The C/30 version seems to have had a macro-instruction daughter board, but with addresses going straight through. When used as an IMP, some 30% of microcycles seem to have gone on I/O processing and the remaining 70% on executing H316 code.

The C/70 version had both daughter boards. The MMU board divided the 1MW address space into 128 pages of 4KW, and had protection & dirty bits per page. It could hold page tables for up to 8 tasks. 128 pages by 4KW is only 19 bits, perhaps the MMU board used 1 bit to simulate byte accesses. Apparently, there was also a ‘switch’ version of the C/70, without the MMU board and running a minimal OS (but using the “C” microcode & board).

The C/70 seems to have implemented a load/store type architecture with 40 basic instructions, each offering one of 19 addressing modes in an orthogonal setup. The 19 addressing modes were designed around typical C data access operations. Next to that there were 44 specialised instructions.

Procedure calls were very fast, as specialised instructions existed to switch to a new register bank as part of the call, with spilling to main memory upon deep recursion. Apparently it was possible for C code to ‘call' into microcode, and this may be how system calls were done.

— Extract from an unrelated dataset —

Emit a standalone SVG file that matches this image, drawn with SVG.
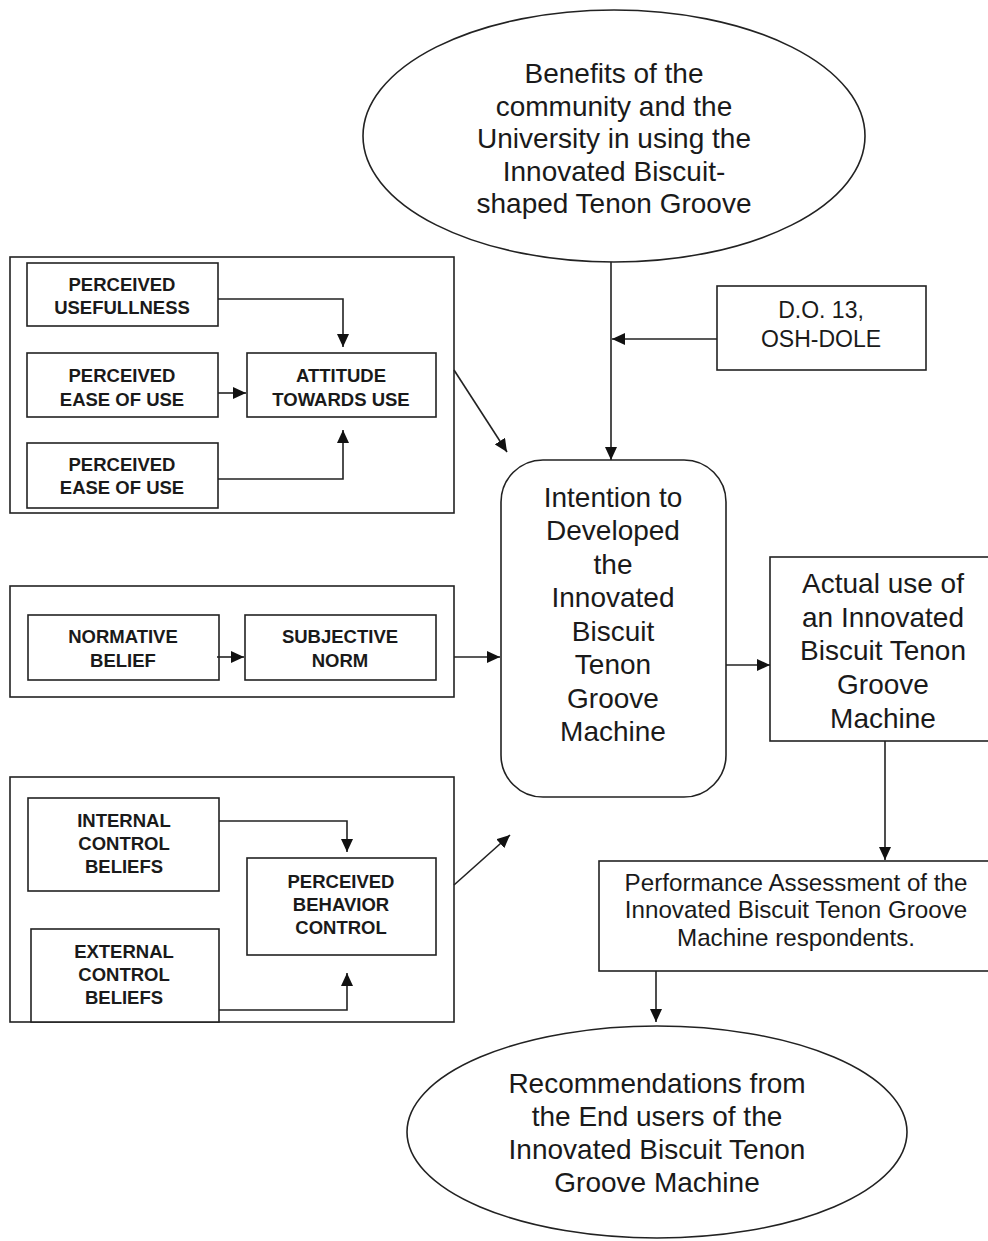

According to the paper mentioned above, it is all documented in detail in the "MBB Microprogrammer's Handbook" BBN Report No. 4268, Feb. 1980. Unfortunately, this document does not seem to be available on the DTIC website.


BBN-UNIX for the C/70:

This was a port of the V7 based Unix that BBN had running on the PDP11, with various BSD-type extensions. It had the Gurwitz TCP/IP stack integrated, and accessible via the Gurwitz API (which was compatible with the earlier NCP Unix API). I would guess that some of the earlier IPC features (Haverty’s await() and capac() calls, shared memory areas) were also available.

I’m highly intrigued by this, as some of my own experiments in the past year have been along similar lines (but on 16 bit hardware).